All I know about bonsai is that it is the art of growing miniature versions of big trees. Is it possible to grow a whole miniature rainforest? If yes, has it been tried? If no, why not? I’ve a tiny backyard and it’s waiting…
I imagine the amount of work needed to cultivate enough trees, coupled with the fact that a rainforest is just as much about the undergrowth (which can’t be made in bonsai) would make it almost impossible.
Cool idea though.
Please grow one and post pics!
Tristan - Why can’t the undergrowth be bonsai’d? (sorry if that’s a stupid question, but I thought you could bonsai any plant)
Violet - Sure I’ll post pics - even if my “bonsai rainforest” has only one tree!
Do you even know what a rainforest is? What is your definition?
“A dense evergreen forest occupying a tropical region with an annual rainfall of at least 2.5 meters (100 inches).”
Got that off dictionary.com
However, I did have a rough idea of what a rainforest is even before that, given that I have spent a considerable time working in the sholas of the Western Ghats.
Here’s a bonsai cypress forest, for what it’s worth.
Well, I just don’t think you could make the mosses, shrubs and other undergrowth plants in bonsai.
I could be wrong. I don’t know much about the art.
Yeah - looks like it.
I’ve just been Googling away and the biggest bonsai “forest” I came across has all of seven trees in it.

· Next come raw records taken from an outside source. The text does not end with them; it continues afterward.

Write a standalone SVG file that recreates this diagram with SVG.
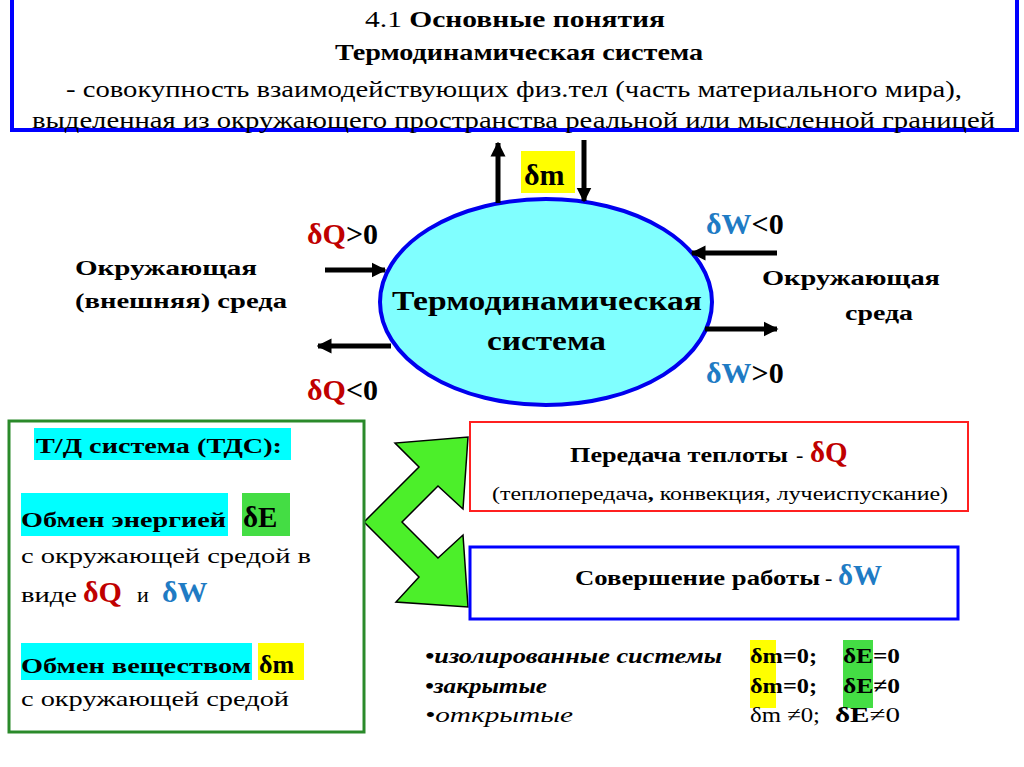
<svg xmlns="http://www.w3.org/2000/svg" width="1024" height="767" viewBox="0 0 1024 767">
<defs>
<style>
text{font-family:'Liberation Serif','DejaVu Serif Condensed',serif;fill:#000}
.b{font-weight:bold}
.i{font-style:italic}
.red{fill:#c00000}
.blu{fill:#1f7bc4}
.arr{stroke:#000;stroke-width:5;fill:none;marker-end:url(#ah)}
</style>
<marker id="ah" viewBox="0 0 10 10" refX="9" refY="5" markerWidth="3" markerHeight="3.6" orient="auto" markerUnits="strokeWidth">
<path d="M0,0 L10,5 L0,10 z" fill="#000"/>
</marker>
</defs>
<rect width="1024" height="767" fill="#fff"/>

<g id="header">
<rect x="12" y="-2" width="1005" height="132" fill="#fff" stroke="#0000ff" stroke-width="4"/>
<text x="365" y="27" font-size="23" textLength="300" lengthAdjust="spacingAndGlyphs">4.1 <tspan class="b">Основные понятия</tspan></text>
<text x="335" y="60" font-size="23" class="b" textLength="368" lengthAdjust="spacingAndGlyphs">Термодинамическая система</text>
<text x="66" y="97" font-size="23" textLength="896" lengthAdjust="spacingAndGlyphs">- совокупность взаимодействующих физ.тел (часть материального мира),</text>
<text x="32" y="128" font-size="23" textLength="963" lengthAdjust="spacingAndGlyphs">выделенная из окружающего пространства реальной или мысленной границей</text>
</g>

<g id="system">
<ellipse cx="546" cy="302" rx="166" ry="103" fill="#80ffff" stroke="#0000ee" stroke-width="4"/>
<text x="392" y="310" font-size="27" class="b" textLength="310" lengthAdjust="spacingAndGlyphs">Термодинамическая</text>
<text x="487" y="350" font-size="27" class="b" textLength="119" lengthAdjust="spacingAndGlyphs">система</text>
</g>

<g id="env-left">
<text x="75" y="275" font-size="20" class="b" textLength="182" lengthAdjust="spacingAndGlyphs">Окружающая</text>
<text x="75" y="308" font-size="20" class="b" textLength="212" lengthAdjust="spacingAndGlyphs">(внешняя) среда</text>
</g>
<g id="env-right">
<text x="762" y="285" font-size="20" class="b" textLength="178" lengthAdjust="spacingAndGlyphs">Окружающая</text>
<text x="845" y="320" font-size="20" class="b" textLength="68" lengthAdjust="spacingAndGlyphs">среда</text>
</g>

<g id="labels">
<rect x="521" y="151" width="54" height="42" fill="#ffff00"/>
<text x="524" y="185" font-size="30" class="b">δm</text>
<text x="307" y="244" font-size="30" class="b"><tspan class="red">δQ</tspan>&gt;0</text>
<text x="307" y="400" font-size="30" class="b"><tspan class="red">δQ</tspan>&lt;0</text>
<text x="706" y="234" font-size="30" class="b"><tspan class="blu">δW</tspan>&lt;0</text>
<text x="706" y="383" font-size="30" class="b"><tspan class="blu">δW</tspan>&gt;0</text>
</g>

<g id="connectors">
<line class="arr" x1="498" y1="203" x2="498" y2="143"/>
<line class="arr" x1="584" y1="140" x2="584" y2="201"/>
<line class="arr" x1="325" y1="270" x2="385" y2="270"/>
<line class="arr" x1="391" y1="346" x2="318" y2="346"/>
<line class="arr" x1="777" y1="253" x2="692" y2="253"/>
<line class="arr" x1="705" y1="329" x2="777" y2="329"/>
<polygon points="364,522 419,467 395,443 468,437 463,509 438,486 402,522 438,558 463,535 468,607 396,602 419,577" fill="#4cef2a" stroke="#000" stroke-width="1.5" stroke-linejoin="miter"/>
</g>

<g id="tds">
<rect x="9" y="421" width="355" height="311" fill="#fff" stroke="#2a8a2a" stroke-width="3"/>
<rect x="34" y="428" width="257" height="32" fill="#00ffff"/>
<text x="36" y="453" font-size="21" class="b" textLength="246" lengthAdjust="spacingAndGlyphs">Т/Д система (ТДС):</text>
<rect x="21" y="493" width="207" height="43" fill="#00ffff"/>
<rect x="242" y="493" width="48" height="43" fill="#44dd44"/>
<text x="21" y="527" font-size="21" class="b" textLength="205" lengthAdjust="spacingAndGlyphs">Обмен энергией</text>
<text x="243" y="527" font-size="29" class="b">δE</text>
<text x="21" y="563" font-size="22" textLength="290" lengthAdjust="spacingAndGlyphs">с окружающей средой в</text>
<text x="21" y="602" font-size="22" textLength="56" lengthAdjust="spacingAndGlyphs">виде</text>
<text x="83" y="602" font-size="30" class="b red">δQ</text>
<text x="137" y="602" font-size="22">и</text>
<text x="162" y="602" font-size="30" class="b blu">δW</text>
<rect x="21" y="643" width="231" height="37" fill="#00ffff"/>
<rect x="258" y="643" width="46" height="37" fill="#ffff00"/>
<text x="21" y="673" font-size="21" class="b" textLength="230" lengthAdjust="spacingAndGlyphs">Обмен веществом</text>
<text x="259" y="673" font-size="26" class="b">δm</text>
<text x="21" y="706" font-size="22" textLength="268" lengthAdjust="spacingAndGlyphs">с окружающей средой</text>
</g>

<g id="heat">
<rect x="470" y="422" width="498" height="89" fill="#fff" stroke="#ff2020" stroke-width="2"/>
<text x="570" y="462" font-size="20" class="b" textLength="218" lengthAdjust="spacingAndGlyphs">Передача теплоты</text>
<text x="796" y="462" font-size="22">-</text>
<text x="810" y="462" font-size="29" class="b red">δQ</text>
<text x="492" y="500" font-size="18" textLength="456" lengthAdjust="spacingAndGlyphs">(теплопередача<tspan class="b">,</tspan> конвекция, лучеиспускание)</text>
</g>

<g id="work">
<rect x="470" y="547" width="488" height="72" fill="#fff" stroke="#0000ff" stroke-width="3"/>
<text x="575" y="585" font-size="20" class="b" textLength="245" lengthAdjust="spacingAndGlyphs">Совершение работы</text>
<text x="825" y="585" font-size="22">-</text>
<text x="838" y="585" font-size="29" class="b blu">δW</text>
</g>

<g id="types">
<rect x="750" y="640" width="26" height="68" fill="#ffff00"/>
<rect x="843" y="640" width="30" height="68" fill="#44dd44"/>
<text x="425" y="663" font-size="20" class="b i" textLength="297" lengthAdjust="spacingAndGlyphs">•изолированные системы</text>
<text x="750" y="663" font-size="22" class="b" textLength="67" lengthAdjust="spacingAndGlyphs">δm=0;</text>
<text x="843" y="663" font-size="22" class="b" textLength="57" lengthAdjust="spacingAndGlyphs">δE=0</text>
<text x="425" y="693" font-size="20" class="b i" textLength="122" lengthAdjust="spacingAndGlyphs">•закрытые</text>
<text x="750" y="693" font-size="22" class="b" textLength="67" lengthAdjust="spacingAndGlyphs">δm=0;</text>
<text x="843" y="693" font-size="22" class="b" textLength="57" lengthAdjust="spacingAndGlyphs">δE≠0</text>
<text x="425" y="722" font-size="20" class="i" textLength="148" lengthAdjust="spacingAndGlyphs">•открытые</text>
<text x="750" y="722" font-size="22" textLength="70" lengthAdjust="spacingAndGlyphs">δm ≠0;</text>
<text x="835" y="722" font-size="22" textLength="65" lengthAdjust="spacingAndGlyphs"><tspan class="b">δE</tspan>≠0</text>
</g>
</svg>
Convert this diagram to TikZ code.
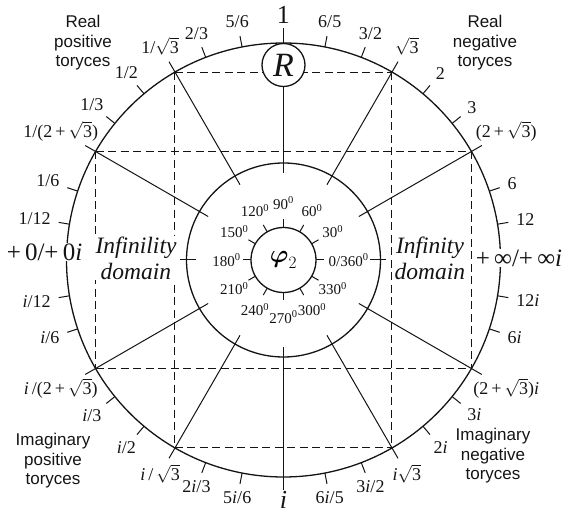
\documentclass[tikz,border=0pt]{standalone}
\usepackage{amsmath}
\usepackage{fontspec}
\setmainfont{Liberation Serif}
\newfontfamily\cornersans{Liberation Sans}
\usetikzlibrary{calc}
\definecolor{TorInk}{HTML}{141414}
\tikzset{
  rim/.style={TorInk,line width=1.3pt},
  spoke/.style={TorInk,line width=1pt},
  guide/.style={TorInk,line width=1pt,dash pattern=on 8pt off 4.5pt},
  valtext/.style={text=TorInk,inner sep=1pt,font=\fontsize{18}{20}\selectfont},
  degtext/.style={text=TorInk,inner sep=0pt,font=\fontsize{15}{17}\selectfont},
  cornertext/.style={text=TorInk,align=center,font=\cornersans\fontsize{17}{19.5}\selectfont},
  domaintext/.style={text=TorInk,align=center,fill=white,inner sep=1pt,
    font=\itshape\fontsize{23.5}{26}\selectfont},
  axistext/.style={text=TorInk,fill=white,inner sep=1pt,font=\fontsize{25}{25}\selectfont},
}
\newcommand{\rtthree}{$\sqrt{\mbox{3}}$}

\begin{document}
\begin{tikzpicture}[x=1pt,y=1pt]
  \useasboundingbox (-283.5,-254) rectangle (279.5,260);
  % circles
  \draw[rim] (0,0) circle (217);
  \draw[rim] (0,0) circle (97);
  \draw[rim] (0,0) circle (32.5);
  \foreach \a in {30,60,90,120,150,210,240,270,300,330}
    \coordinate (p\a) at (\a:217);
  % dashed frame between the rim points
  \draw[guide] (p120) -- (p60);
  \draw[guide] (p150) -- (p30);
  \draw[guide] (p210) -- (p330);
  \draw[guide] (p240) -- (p300);
  \draw[guide] (p120) -- (p240);
  \draw[guide] (p60) -- (p300);
  \draw[guide] (p150) -- (p210);
  \draw[guide] (p30) -- (p330);
  % spokes and ticks
  \foreach \a in {30,60,120,150,210,240,300,330}
    \draw[spoke] (\a:87) -- (\a:229);
  \draw[spoke] (90:87) -- (90:232);
  \draw[spoke] (270:87) -- (270:230);
  \draw[spoke] (0:87) -- (0:103);
  \draw[spoke] (180:87) -- (180:103);
  \foreach \a in {0,30,...,330}
    \draw[spoke] (\a:32.5) -- (\a:40.5);
  \foreach \a in {79,69,50,39,18.5,9.5,-9.5,-18.5,-39,-50,-69,-79,
                  -101,-111,-130,-141,-161.5,-170.5,170.5,161.5,141,130,111,101}
    \draw[spoke] (\a:217) -- (\a:228);
  % values round the rim
  \foreach \a/\t [count=\k, evaluate=\a as \b using \a+180] in {
      79/{6/5}, 69/{3/2}, 60/{\rtthree}, 50/2, 39/3, 30/{(2\,+\,\rtthree)},
      18.5/6, 9.5/12, -9.5/{12\textit{i}}, -18.5/{6\textit{i}},
      -30/{(2\,+\,\rtthree)\textit{i}}, -39/{3\textit{i}}, -50/{2\textit{i}},
      -60/{\textit{i}\rtthree}, -69/{3\textit{i}/2}, -79/{6\textit{i}/5},
      -101/{5\textit{i}/6}, -111/{2\textit{i}/3}, -120/{\textit{i}\,/\,\rtthree},
      -130/{\textit{i}/2}, -141/{\textit{i}/3}, -150/{\textit{i}\,/(2\,+\,\rtthree)},
      -161.5/{\textit{i}/6}, -170.5/{\textit{i}/12}, 170.5/{1/12}, 161.5/{1/6},
      150/{1/(2\,+\,\rtthree)}, 141/{1/3}, 130/{1/2}, 120/{1/\rtthree},
      111/{2/3}, 101/{5/6}}
    \node[valtext,anchor=\b] (val\k) at (\a:235) {\t};
  \node[valtext,anchor=south,font=\fontsize{26}{26}\selectfont] (one) at (90:235) {1};
  \node[valtext,anchor=north,inner sep=0pt,font=\itshape\fontsize{26}{26}\selectfont] (unit) at (270:231) {i};
  \node[axistext] (zero) at (-239,8) {+\,0/+\,0\textit{i}};
  \node[axistext] (infty) at (235.5,2) {+\,∞/+\,∞\textit{i}};
  % R on top
  \node[rim,draw,circle,fill=white,minimum size=43pt,inner sep=0pt,
    font=\itshape\fontsize{34}{34}\selectfont] (rnode) at (0,195) {R};
  % angle scale
  \foreach \a in {30,60,...,330}
    \node[degtext] (deg\a) at (\a:57) {\a\textsuperscript{0}};
  \node[degtext,anchor=west] (deg0) at (0:45) {0/360\textsuperscript{0}};
  \node[font=\fontsize{26}{26}\selectfont] (phi) at (0,0) {$\boldsymbol{\varphi}_2$};
  % domains
  \node[domaintext] (leftdom) at (-147.5,2) {Infinility\\domain};
  \node[domaintext] (rightdom) at (146.5,2) {Infinity\\domain};
  % corner captions
  \node[cornertext] (rpos) at (-200.5,217) {Real\\positive\\toryces};
  \node[cornertext] (rneg) at (201.5,217) {Real\\negative\\toryces};
  \node[cornertext] (ipos) at (-230.5,-201) {Imaginary\\positive\\toryces};
  \node[cornertext] (ineg) at (209.5,-196) {Imaginary\\negative\\toryces};
\end{tikzpicture}
\end{document}
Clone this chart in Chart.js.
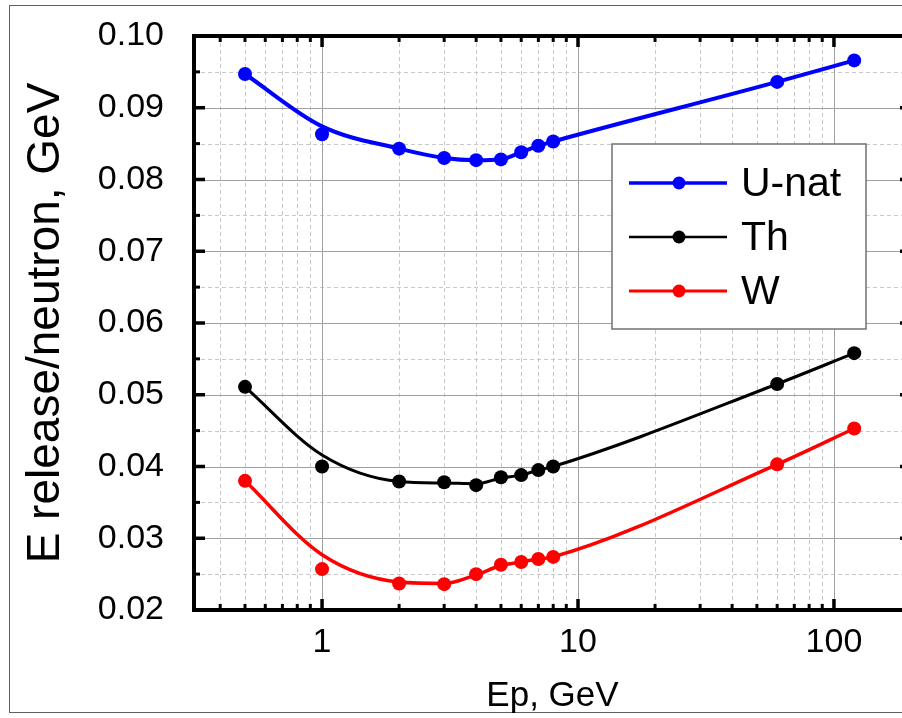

And they do seem to be doing it only to trees.
Well, there goes my backyard bonsai rainforest!
Quite a lot of rainforest plants have very large leaves; this alone makes them rather unsuitable for bonsai, but in addition, it would be quite hard to prune and maintain the whole thing if it consists of multiple dense layers. There might also be a problem with the lower layers receiving enough light (things don’t all scale down at the same rate).
Probably the best you could hope for is a faux rainforest, creating the layered canopy effect with ordinary non-rainforest species, maybe including some miniature ferns and mosses too…
On high windswept mountain peaks in the tropics one can find a stunted form of cloud forest called “elfin forest,” in which the trees may be quite short (but not as short as the usual bonsais.)